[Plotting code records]
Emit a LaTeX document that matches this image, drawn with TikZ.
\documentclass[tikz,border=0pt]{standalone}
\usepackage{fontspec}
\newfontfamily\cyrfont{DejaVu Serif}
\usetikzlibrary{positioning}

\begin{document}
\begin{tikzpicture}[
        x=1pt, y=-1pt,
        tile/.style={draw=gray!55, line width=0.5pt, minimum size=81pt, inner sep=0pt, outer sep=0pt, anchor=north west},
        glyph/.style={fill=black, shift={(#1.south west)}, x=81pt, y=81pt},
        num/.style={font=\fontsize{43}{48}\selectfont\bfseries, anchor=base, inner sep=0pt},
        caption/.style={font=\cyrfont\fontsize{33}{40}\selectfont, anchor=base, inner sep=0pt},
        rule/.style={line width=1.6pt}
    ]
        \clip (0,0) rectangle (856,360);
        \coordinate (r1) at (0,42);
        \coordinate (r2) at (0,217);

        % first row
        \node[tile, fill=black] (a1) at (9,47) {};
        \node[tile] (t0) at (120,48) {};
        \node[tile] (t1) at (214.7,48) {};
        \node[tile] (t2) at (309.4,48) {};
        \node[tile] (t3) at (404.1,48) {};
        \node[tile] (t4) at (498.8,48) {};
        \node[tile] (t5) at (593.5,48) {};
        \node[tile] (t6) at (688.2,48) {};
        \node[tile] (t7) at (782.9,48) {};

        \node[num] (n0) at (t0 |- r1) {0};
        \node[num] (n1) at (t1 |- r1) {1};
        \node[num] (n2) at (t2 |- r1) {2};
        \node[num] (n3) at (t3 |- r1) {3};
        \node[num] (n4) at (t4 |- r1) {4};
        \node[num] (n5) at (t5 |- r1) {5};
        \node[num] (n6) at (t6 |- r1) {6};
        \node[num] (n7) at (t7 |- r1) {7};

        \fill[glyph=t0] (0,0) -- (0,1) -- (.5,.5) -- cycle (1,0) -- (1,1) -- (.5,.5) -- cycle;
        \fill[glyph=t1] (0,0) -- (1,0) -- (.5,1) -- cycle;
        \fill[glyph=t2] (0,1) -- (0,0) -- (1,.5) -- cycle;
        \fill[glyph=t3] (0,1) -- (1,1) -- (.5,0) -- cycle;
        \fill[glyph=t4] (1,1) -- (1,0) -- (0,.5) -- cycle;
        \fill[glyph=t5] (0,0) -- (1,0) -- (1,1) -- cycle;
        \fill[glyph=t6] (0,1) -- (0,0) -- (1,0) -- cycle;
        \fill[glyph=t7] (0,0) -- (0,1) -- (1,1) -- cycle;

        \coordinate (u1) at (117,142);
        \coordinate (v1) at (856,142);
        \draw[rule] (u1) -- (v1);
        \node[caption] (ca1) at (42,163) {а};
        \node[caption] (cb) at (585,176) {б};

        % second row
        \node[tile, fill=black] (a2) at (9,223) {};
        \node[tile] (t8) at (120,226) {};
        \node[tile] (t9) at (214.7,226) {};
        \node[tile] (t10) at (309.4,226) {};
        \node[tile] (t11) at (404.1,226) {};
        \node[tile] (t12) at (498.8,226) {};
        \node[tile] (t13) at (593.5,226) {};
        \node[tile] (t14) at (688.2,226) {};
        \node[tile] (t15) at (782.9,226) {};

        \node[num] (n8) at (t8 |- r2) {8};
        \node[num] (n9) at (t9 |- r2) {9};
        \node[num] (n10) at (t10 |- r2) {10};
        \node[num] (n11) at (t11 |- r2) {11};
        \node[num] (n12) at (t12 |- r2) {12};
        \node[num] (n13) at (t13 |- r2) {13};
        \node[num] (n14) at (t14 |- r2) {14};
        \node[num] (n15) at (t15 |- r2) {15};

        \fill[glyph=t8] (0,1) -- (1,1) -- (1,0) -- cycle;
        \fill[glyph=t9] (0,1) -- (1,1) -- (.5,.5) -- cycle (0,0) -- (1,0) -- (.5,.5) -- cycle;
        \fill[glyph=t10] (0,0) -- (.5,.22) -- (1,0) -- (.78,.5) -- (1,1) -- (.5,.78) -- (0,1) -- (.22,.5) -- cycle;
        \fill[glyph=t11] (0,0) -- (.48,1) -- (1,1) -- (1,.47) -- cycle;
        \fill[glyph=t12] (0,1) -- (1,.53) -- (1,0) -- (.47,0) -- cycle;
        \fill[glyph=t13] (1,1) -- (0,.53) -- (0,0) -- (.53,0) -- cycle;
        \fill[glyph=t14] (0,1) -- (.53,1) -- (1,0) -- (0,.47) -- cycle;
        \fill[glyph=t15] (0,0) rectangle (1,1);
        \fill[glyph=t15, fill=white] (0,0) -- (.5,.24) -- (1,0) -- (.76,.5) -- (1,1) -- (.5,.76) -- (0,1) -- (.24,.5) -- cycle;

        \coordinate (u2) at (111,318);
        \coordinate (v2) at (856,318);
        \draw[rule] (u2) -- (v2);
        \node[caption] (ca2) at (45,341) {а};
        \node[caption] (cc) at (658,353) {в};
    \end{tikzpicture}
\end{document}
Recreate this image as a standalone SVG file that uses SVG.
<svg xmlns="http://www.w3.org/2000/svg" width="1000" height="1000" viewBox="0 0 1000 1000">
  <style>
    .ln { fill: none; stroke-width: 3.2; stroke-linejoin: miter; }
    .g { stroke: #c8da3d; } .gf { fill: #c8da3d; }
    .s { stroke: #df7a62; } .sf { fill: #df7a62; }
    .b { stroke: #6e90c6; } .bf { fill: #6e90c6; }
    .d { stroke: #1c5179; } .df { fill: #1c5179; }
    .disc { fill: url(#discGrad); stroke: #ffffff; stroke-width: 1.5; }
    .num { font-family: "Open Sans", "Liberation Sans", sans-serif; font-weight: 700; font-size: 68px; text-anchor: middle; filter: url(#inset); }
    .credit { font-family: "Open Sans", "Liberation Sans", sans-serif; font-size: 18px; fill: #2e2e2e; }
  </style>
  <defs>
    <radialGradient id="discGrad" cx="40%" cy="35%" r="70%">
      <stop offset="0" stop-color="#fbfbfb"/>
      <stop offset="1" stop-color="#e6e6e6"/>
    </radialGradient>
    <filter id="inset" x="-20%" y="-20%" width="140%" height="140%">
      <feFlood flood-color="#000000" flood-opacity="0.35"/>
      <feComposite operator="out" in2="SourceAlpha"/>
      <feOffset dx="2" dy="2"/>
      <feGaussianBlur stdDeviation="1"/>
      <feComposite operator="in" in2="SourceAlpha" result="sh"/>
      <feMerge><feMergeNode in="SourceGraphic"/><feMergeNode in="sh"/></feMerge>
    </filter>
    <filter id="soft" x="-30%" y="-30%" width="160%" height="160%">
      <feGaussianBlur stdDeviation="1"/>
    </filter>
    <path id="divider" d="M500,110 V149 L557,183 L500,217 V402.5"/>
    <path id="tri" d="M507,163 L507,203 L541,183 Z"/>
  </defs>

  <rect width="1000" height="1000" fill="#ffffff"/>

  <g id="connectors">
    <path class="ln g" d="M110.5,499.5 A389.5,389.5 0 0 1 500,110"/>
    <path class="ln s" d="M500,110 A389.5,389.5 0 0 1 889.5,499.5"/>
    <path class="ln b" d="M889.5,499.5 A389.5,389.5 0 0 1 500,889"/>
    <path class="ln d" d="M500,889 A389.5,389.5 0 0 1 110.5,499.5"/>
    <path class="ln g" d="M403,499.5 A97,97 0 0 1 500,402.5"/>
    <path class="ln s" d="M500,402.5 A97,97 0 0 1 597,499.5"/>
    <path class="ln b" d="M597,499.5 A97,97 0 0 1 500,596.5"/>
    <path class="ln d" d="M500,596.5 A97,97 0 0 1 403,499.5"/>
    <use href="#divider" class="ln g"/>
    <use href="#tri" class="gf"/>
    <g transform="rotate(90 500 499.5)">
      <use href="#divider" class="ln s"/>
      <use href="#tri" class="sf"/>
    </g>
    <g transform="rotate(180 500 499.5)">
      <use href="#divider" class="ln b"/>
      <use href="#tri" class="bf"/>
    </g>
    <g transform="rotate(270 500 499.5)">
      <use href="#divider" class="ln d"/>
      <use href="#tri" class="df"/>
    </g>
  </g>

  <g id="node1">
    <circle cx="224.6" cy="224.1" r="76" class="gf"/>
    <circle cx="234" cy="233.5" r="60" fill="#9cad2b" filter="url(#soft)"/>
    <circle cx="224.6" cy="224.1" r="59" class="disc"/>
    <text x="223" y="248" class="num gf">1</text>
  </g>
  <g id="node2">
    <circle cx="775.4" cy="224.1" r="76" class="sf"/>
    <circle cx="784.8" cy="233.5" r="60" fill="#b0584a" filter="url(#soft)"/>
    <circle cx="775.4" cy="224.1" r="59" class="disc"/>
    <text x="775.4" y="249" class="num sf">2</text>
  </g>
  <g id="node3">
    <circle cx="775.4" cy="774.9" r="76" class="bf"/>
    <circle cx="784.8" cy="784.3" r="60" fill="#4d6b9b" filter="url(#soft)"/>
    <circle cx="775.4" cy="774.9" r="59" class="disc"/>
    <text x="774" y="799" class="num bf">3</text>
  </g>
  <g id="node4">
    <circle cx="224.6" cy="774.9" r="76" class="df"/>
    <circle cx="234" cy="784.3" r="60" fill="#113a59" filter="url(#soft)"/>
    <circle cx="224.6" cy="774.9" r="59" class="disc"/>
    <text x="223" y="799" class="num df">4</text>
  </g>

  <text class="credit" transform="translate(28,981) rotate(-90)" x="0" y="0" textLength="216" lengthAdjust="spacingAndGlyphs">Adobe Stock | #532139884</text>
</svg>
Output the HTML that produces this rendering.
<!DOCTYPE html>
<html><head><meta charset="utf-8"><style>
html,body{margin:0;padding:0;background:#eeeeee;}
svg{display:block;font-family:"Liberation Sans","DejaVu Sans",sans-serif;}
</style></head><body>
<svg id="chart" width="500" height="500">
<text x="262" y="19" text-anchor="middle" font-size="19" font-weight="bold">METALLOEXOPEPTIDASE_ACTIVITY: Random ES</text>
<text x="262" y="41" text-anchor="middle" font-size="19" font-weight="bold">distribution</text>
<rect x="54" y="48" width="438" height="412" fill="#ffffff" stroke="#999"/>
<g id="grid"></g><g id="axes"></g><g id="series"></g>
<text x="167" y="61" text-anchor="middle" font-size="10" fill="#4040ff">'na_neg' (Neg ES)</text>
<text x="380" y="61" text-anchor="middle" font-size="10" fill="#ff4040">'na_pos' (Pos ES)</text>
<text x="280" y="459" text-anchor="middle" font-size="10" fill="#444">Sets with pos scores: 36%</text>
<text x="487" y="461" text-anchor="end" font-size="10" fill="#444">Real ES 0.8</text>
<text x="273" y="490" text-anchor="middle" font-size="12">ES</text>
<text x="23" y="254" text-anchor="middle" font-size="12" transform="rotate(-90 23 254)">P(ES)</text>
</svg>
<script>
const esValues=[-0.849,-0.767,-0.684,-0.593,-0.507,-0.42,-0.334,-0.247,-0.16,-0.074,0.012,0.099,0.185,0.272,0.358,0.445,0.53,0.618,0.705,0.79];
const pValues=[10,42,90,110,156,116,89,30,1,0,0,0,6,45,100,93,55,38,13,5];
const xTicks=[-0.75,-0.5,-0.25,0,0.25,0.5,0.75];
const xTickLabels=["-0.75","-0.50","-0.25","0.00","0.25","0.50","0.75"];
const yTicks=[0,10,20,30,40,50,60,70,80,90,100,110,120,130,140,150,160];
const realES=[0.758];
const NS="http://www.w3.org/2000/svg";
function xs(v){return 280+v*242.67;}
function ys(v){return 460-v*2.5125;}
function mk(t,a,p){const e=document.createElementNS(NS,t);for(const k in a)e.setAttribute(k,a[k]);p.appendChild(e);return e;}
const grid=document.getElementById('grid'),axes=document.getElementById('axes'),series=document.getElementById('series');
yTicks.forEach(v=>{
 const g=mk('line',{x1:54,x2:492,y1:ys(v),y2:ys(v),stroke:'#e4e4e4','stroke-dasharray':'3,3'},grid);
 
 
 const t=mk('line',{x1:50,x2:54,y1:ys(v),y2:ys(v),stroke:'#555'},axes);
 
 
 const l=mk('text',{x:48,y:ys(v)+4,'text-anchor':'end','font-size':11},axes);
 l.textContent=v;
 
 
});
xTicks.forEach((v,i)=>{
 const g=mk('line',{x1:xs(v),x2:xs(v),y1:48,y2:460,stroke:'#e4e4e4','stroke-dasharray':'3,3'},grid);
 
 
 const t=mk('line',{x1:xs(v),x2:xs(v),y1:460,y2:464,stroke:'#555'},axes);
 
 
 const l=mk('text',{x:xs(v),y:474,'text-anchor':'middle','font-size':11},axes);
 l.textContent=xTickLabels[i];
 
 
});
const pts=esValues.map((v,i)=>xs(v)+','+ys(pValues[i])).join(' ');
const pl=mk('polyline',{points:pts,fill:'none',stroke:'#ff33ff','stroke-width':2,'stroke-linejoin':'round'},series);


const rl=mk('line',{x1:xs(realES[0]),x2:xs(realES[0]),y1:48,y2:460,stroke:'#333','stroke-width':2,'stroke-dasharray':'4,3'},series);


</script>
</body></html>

EXERCISE PROMPT: Return only the lines spanning from the first line of the material through the line with "(r2) at (0,217);", copied exactly, both ends kept.

ANSWER TO THIS EXERCISE:
Emit a LaTeX document that matches this image, drawn with TikZ.
\documentclass[tikz,border=0pt]{standalone}
\usepackage{fontspec}
\newfontfamily\cyrfont{DejaVu Serif}
\usetikzlibrary{positioning}

\begin{document}
\begin{tikzpicture}[
        x=1pt, y=-1pt,
        tile/.style={draw=gray!55, line width=0.5pt, minimum size=81pt, inner sep=0pt, outer sep=0pt, anchor=north west},
        glyph/.style={fill=black, shift={(#1.south west)}, x=81pt, y=81pt},
        num/.style={font=\fontsize{43}{48}\selectfont\bfseries, anchor=base, inner sep=0pt},
        caption/.style={font=\cyrfont\fontsize{33}{40}\selectfont, anchor=base, inner sep=0pt},
        rule/.style={line width=1.6pt}
    ]
        \clip (0,0) rectangle (856,360);
        \coordinate (r1) at (0,42);
        \coordinate (r2) at (0,217);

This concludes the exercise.